DeRieux and her colleagues found that aerosols behave differently over Southern California than they do over a forest or over the ocean. Their behavior changes with changes in temperature, location, elevation, season, and weather. The scientists created models “to try to simplify the system, allowing you to make predictions” about how aerosols might behave in different situations.
Using computerized models and also doing hands-on laboratory work both are important, DeRieux explains. “Models are only as good as the data that we put into them. You need the other approaches [gathering samples in the field and doing experiments in the lab]. Without them, modeling won’t give you answers. You need to go back to the real world. But [computer models] provide something of real value, especially about something as complicated as the atmosphere.”
These days, DeRieux and her colleagues at California’s South Coast Air Quality Management District work on reducing VOCs (volatile organic compounds — chemicals which can increase ground-level ozone). While ozone in the stratosphere helps us by blocking u-v rays from the Sun, ozone on the ground can cause health problems. The AQMD is “constantly monitoring to make sure that there are not sources that emit more VOCs than allowed out there.” They make sure that oil refineries and other industrial operations as well as smaller companies, including auto shops, do not release significant amounts of damaging chemicals into the air.
Inspectors from the AQMD collect samples from companies, businesses, and stores and bring them back to the lab. That’s where DeRieux helps “analyze them to determine their VOC content.” She does this in different ways. One of the first steps: determining how much water is in a sample.

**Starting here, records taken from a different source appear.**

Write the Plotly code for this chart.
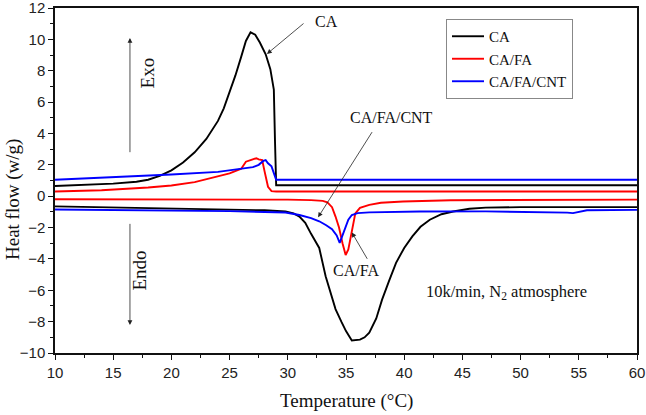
import plotly.graph_objects as go

# ---- data ----
ca_heat_x = [10, 13, 15, 17, 18, 19, 20, 21, 22, 23, 24, 24.5, 25, 25.5, 26, 26.4, 26.8, 27.2, 27.6, 28.1, 28.5, 28.8, 28.9, 29.0, 60]
ca_heat_y = [0.65, 0.72, 0.8, 0.92, 1.05, 1.3, 1.65, 2.15, 2.8, 3.65, 4.8, 5.6, 6.6, 7.7, 8.9, 9.9, 10.45, 10.3, 9.8, 9.05, 8.1, 6.8, 3.5, 0.7, 0.7]
ca_cool_x = [10, 15, 20, 25, 28, 29.8, 30.5, 31.0, 31.5, 32.0, 32.7, 33.25, 34.1, 34.6, 35.0, 35.5, 36.2, 36.6, 37.0, 37.6, 38.1, 38.7, 39.3, 40.0, 40.7, 41.4, 42.2, 43.2, 44.2, 45.6, 47, 50, 60]
ca_cool_y = [-0.65, -0.72, -0.78, -0.85, -0.9, -0.98, -1.1, -1.3, -1.7, -2.4, -3.3, -5.1, -7.2, -8.0, -8.6, -9.2, -9.15, -9.0, -8.7, -7.8, -6.6, -5.4, -4.25, -3.3, -2.56, -1.95, -1.5, -1.15, -0.98, -0.8, -0.73, -0.7, -0.7]

fa_heat_x = [10, 14, 18, 20, 22, 24, 25, 26, 26.4, 26.8, 27.0, 27.3, 27.5, 27.8, 28.0, 28.3, 28.6, 29, 60]
fa_heat_y = [0.3, 0.38, 0.55, 0.68, 0.9, 1.25, 1.45, 1.75, 2.2, 2.3, 2.35, 2.42, 2.35, 2.3, 1.6, 0.6, 0.32, 0.3, 0.3]
fa_cool_x = [10, 20, 30, 32, 33, 33.4, 33.8, 34.1, 34.4, 34.7, 34.97, 35.2, 35.4, 35.6, 35.8, 36.2, 37.0, 38, 39.9, 44, 50, 60]
fa_cool_y = [-0.2, -0.2, -0.22, -0.25, -0.3, -0.4, -0.7, -1.3, -2.0, -3.0, -3.75, -3.4, -2.6, -1.7, -1.1, -0.75, -0.55, -0.42, -0.34, -0.26, -0.23, -0.22]

cnt_heat_x = [10, 15, 20, 24, 26.3, 27.0, 27.5, 27.9, 28.1, 28.3, 28.6, 28.8, 29.0, 60]
cnt_heat_y = [1.05, 1.2, 1.38, 1.55, 1.75, 1.85, 2.0, 2.25, 2.3, 2.1, 1.9, 1.5, 1.05, 1.05]
cnt_cool_x = [10, 15, 20, 25, 29.8, 31, 32, 32.7, 33.3, 33.8, 34.2, 34.46, 34.7, 34.97, 35.2, 35.5, 36, 37, 41.3, 47, 53, 54, 54.5, 55, 55.7, 60]
cnt_cool_y = [-0.85, -0.88, -0.9, -0.95, -1.04, -1.2, -1.4, -1.6, -1.85, -2.1, -2.5, -2.98, -2.5, -1.93, -1.5, -1.2, -1.08, -1.03, -0.98, -0.97, -1.0, -1.05, -1.08, -1.0, -0.9, -0.87]

series_names = ["CA", "CA/FA", "CA/FA/CNT"]
series_colors = ["#000000", "#ff0000", "#0000ff"]

x_ticks = [10, 15, 20, 25, 30, 35, 40, 45, 50, 55, 60]
y_ticks = [-10, -8, -6, -4, -2, 0, 2, 4, 6, 8, 10, 12]

SERIF = "Liberation Serif, Times New Roman, serif"
SANS = "Liberation Sans, Arial, sans-serif"

fig = go.Figure()
data = [
    (ca_heat_x, ca_heat_y, ca_cool_x, ca_cool_y),
    (fa_heat_x, fa_heat_y, fa_cool_x, fa_cool_y),
    (cnt_heat_x, cnt_heat_y, cnt_cool_x, cnt_cool_y),
]
for name, color, (hx, hy, cx, cy) in zip(series_names, series_colors, data):
    fig.add_trace(go.Scatter(
        x=hx + [None] + cx, y=hy + [None] + cy, mode="lines", name=name,
        line=dict(color=color, width=1.9),
        connectgaps=False,
    ))

annotations = []

def arrow(x, y, ax, ay, head=2):
    annotations.append(dict(x=x, y=y, ax=ax, ay=ay, xref="x", yref="y", axref="x", ayref="y",
                            text="", showarrow=True, arrowhead=head, arrowsize=1.2,
                            arrowwidth=0.8, arrowcolor="#222"))

arrow(28.21, 9.07, 31.48, 11.09)
arrow(32.6, -1.35, 37.32, 4.18)
arrow(35.5, -2.31, 36.9, -4.09)
arrow(16.44, 10.09, 16.44, 2.71)
arrow(16.44, -8.21, 16.44, -1.67)

def label(x, y, t, angle=0, size=16):
    annotations.append(dict(x=x, y=y, xref="x", yref="y", text=t, showarrow=False,
                            textangle=angle, font=dict(family=SERIF, size=size, color="#111")))

label(33.3, 11.17, "CA")
label(38.95, 5.0, "CA/FA/CNT")
label(35.86, -4.72, "CA/FA")
label(48.75, -6.1, "10k/min, N<sub>2</sub> atmosphere", size=16.5)
label(17.95, 7.86, "Exo", angle=-90, size=19)
label(17.25, -4.72, "Endo", angle=-90, size=19)

W, H = 646, 415
L, R, T, B = 55, 9, 8, 62
pw, ph = W - L - R, H - T - B

def px_to_paper(px, py):
    return (px - L) / pw, (H - B - py) / ph

tx, ty = px_to_paper(346, 401)
annotations.append(dict(x=tx, y=ty, xref="paper", yref="paper", text="Temperature (°C)",
                        xanchor="center", yanchor="middle",
                        showarrow=False, font=dict(family=SERIF, size=19, color="#111")))
hx_, hy_ = px_to_paper(13, 200)
annotations.append(dict(x=hx_, y=hy_, xref="paper", yref="paper", text="Heat flow (w/g)",
                        xanchor="center", yanchor="middle",
                        showarrow=False, textangle=-90, font=dict(family=SERIF, size=19, color="#111")))

lx, ly = px_to_paper(446, 19)
fig.update_layout(
    width=W, height=H,
    margin=dict(l=L, r=R, t=T, b=B, autoexpand=False),
    paper_bgcolor="white", plot_bgcolor="white",
    showlegend=True,
    legend=dict(x=lx, y=ly, xanchor="left", yanchor="top",
                bordercolor="#888", borderwidth=1, bgcolor="white",
                font=dict(family=SERIF, size=15, color="#111"),
                itemwidth=32, tracegroupgap=0),
    annotations=annotations,
)
fig.update_xaxes(
    range=[10, 60], tickvals=x_ticks, ticks="outside", ticklen=5, tickwidth=1,
    tickcolor="#111", showline=True, linecolor="#111", linewidth=1.5, mirror=True,
    showgrid=False, zeroline=False, automargin=False, ticklabeloverflow="allow",
    minor=dict(dtick=2.5, ticks="outside", ticklen=3, tickcolor="#111"),
    tickfont=dict(family=SANS, size=15, color="#222"),
)
fig.update_yaxes(
    range=[-10, 12], tickvals=y_ticks, ticks="outside", ticklen=5, tickwidth=1,
    tickcolor="#111", showline=True, linecolor="#111", linewidth=1.5, mirror=True,
    showgrid=False, zeroline=False, automargin=False, ticklabeloverflow="allow",
    minor=dict(dtick=1, ticks="outside", ticklen=3, tickcolor="#111"),
    tickfont=dict(family=SANS, size=15, color="#222"),
)

# remove the browser's default 8px body margin so the figure fills the window
fig.write_html("out.html", config={"displayModeBar": False},
               post_script="document.body.style.margin='0px';document.body.style.overflow='hidden';")
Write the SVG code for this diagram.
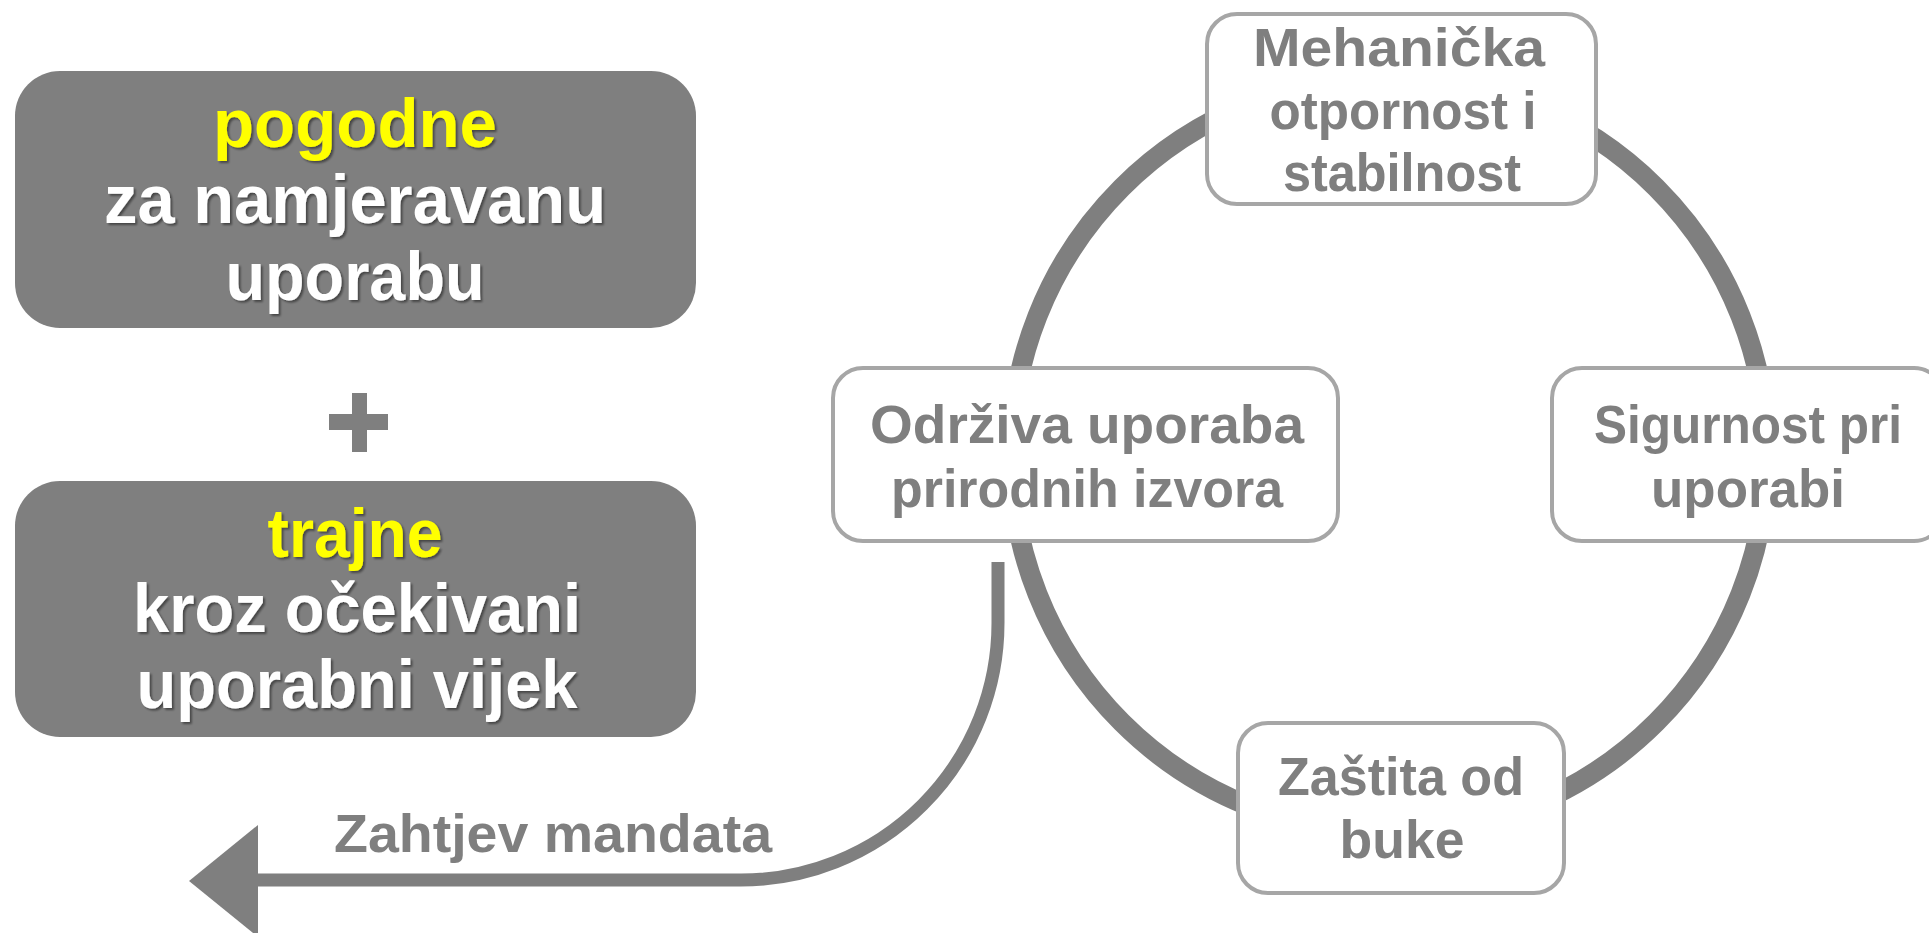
<svg xmlns="http://www.w3.org/2000/svg" width="1929" height="933" viewBox="0 0 1929 933">
<style>
.dark{fill:#7f7f7f}
.node{fill:#ffffff;stroke:#a6a6a6;stroke-width:4}
.wt{font-family:"Liberation Sans",Arial,sans-serif;font-weight:bold;font-size:68px;fill:#ffffff;text-anchor:middle;filter:url(#sh)}
.yt{fill:#ffff00}
.gt{font-family:"Liberation Sans",Arial,sans-serif;font-weight:bold;font-size:54px;fill:#7f7f7f;text-anchor:middle}
.ring{fill:none;stroke:#7f7f7f;stroke-width:20}
.conn{fill:none;stroke:#7f7f7f;stroke-width:13}
</style>
<defs>
<filter id="sh" x="-10%" y="-30%" width="120%" height="160%">
<feDropShadow dx="2" dy="2" stdDeviation="1" flood-color="#000000" flood-opacity="0.45"/>
</filter>
</defs>
<rect width="1929" height="933" fill="#ffffff"/>

<g id="box-pogodne">
<rect class="dark" x="15" y="71" width="681" height="257" rx="45"/>
<text class="wt yt" x="355" y="147" textLength="284" lengthAdjust="spacingAndGlyphs">pogodne</text>
<text class="wt" x="355" y="223" textLength="502" lengthAdjust="spacingAndGlyphs">za namjeravanu</text>
<text class="wt" x="355" y="300" textLength="259" lengthAdjust="spacingAndGlyphs">uporabu</text>
</g>

<g id="plus">
<rect class="dark" x="329" y="414" width="59" height="16"/>
<rect class="dark" x="352" y="393" width="15" height="59"/>
</g>

<g id="box-trajne">
<rect class="dark" x="15" y="481" width="681" height="256" rx="45"/>
<text class="wt yt" x="355" y="557" textLength="175" lengthAdjust="spacingAndGlyphs">trajne</text>
<text class="wt" x="357" y="632" textLength="448" lengthAdjust="spacingAndGlyphs">kroz očekivani</text>
<text class="wt" x="357" y="708" textLength="441" lengthAdjust="spacingAndGlyphs">uporabni vijek</text>
</g>

<g id="connectors">
<circle class="ring" cx="1389" cy="455" r="378"/>
<path class="conn" d="M998,562 V623 A257,257 0 0 1 741,880 H255"/>
<polygon class="dark" points="258,825 189,881 258,937"/>
<text class="gt" x="553" y="852" textLength="438" lengthAdjust="spacingAndGlyphs">Zahtjev mandata</text>
</g>

<g id="node-mehanicka">
<rect class="node" x="1207" y="14" width="389" height="190" rx="30"/>
<text class="gt" x="1399" y="66" textLength="292" lengthAdjust="spacingAndGlyphs">Mehanička</text>
<text class="gt" x="1403" y="129" textLength="267" lengthAdjust="spacingAndGlyphs">otpornost i</text>
<text class="gt" x="1402" y="191" textLength="238" lengthAdjust="spacingAndGlyphs">stabilnost</text>
</g>

<g id="node-odrziva">
<rect class="node" x="833" y="368" width="505" height="173" rx="30"/>
<text class="gt" x="1087" y="443" textLength="434" lengthAdjust="spacingAndGlyphs">Održiva uporaba</text>
<text class="gt" x="1087" y="507" textLength="392" lengthAdjust="spacingAndGlyphs">prirodnih izvora</text>
</g>

<g id="node-sigurnost">
<rect class="node" x="1552" y="368" width="392" height="173" rx="30"/>
<text class="gt" x="1748" y="443" textLength="308" lengthAdjust="spacingAndGlyphs">Sigurnost pri</text>
<text class="gt" x="1748" y="507" textLength="194" lengthAdjust="spacingAndGlyphs">uporabi</text>
</g>

<g id="node-zastita">
<rect class="node" x="1238" y="723" width="326" height="170" rx="30"/>
<text class="gt" x="1401" y="795" textLength="246" lengthAdjust="spacingAndGlyphs">Zaštita od</text>
<text class="gt" x="1402" y="858" textLength="125" lengthAdjust="spacingAndGlyphs">buke</text>
</g>
</svg>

This “helps you figure out which portion is not water…. You’re looking at concentrations.” DeRieux uses an electrode to measure the amount of water in a known mass of sample. The relationship between the reading of the electrode and the amount of water is linear.”It needs to be linear to be valid.”
Spectrometers help DeRieux and her colleagues count the different organic carbons in a sample. “After all of that analysis is done, it will give us a measure of how much of the sample was made up of volatile organic compounds.” There are levels of VOCs that are allowed. If samples indicate that a company is releasing more than that, the AQMD contacts them and works with them to meet standards for cleaner air. “Does something need to be changed in the manufacturing process?”
“We will also analyze air samples and aerosols in the region if there’s an odor complaint,” DeRieux told Math4Science, which brings us back to the situation in Carson involving the stinky hydrogen sulfide.
It took a few months of research to figure out the chain of events that led to the bad smell. A late September fire had broken out in a warehouse where wellness and beauty products were stored. Chemicals flowed into the channel during efforts to put out the fire. “It had been a chemical spill,” explains DeRieux. These chemicals “were interacting with organic material in the channel.”
Thanks to a drought in the area, liquids were not moving through the channel as quickly as they would when storm water flowed through it. The situation was “not something that would have improved on its own.” The companies whose chemicals had been stored in the warehouse had to work with the AQMD to clean up the chemicals which had leaked into the channel. Thanks in part to Atmospheric Chemist DeRieux and her colleagues, the air in Carson cleared up.
1 How many miles is this? If one km is about .62 of a mile, what math would tell you where to find the stratosphere, in miles?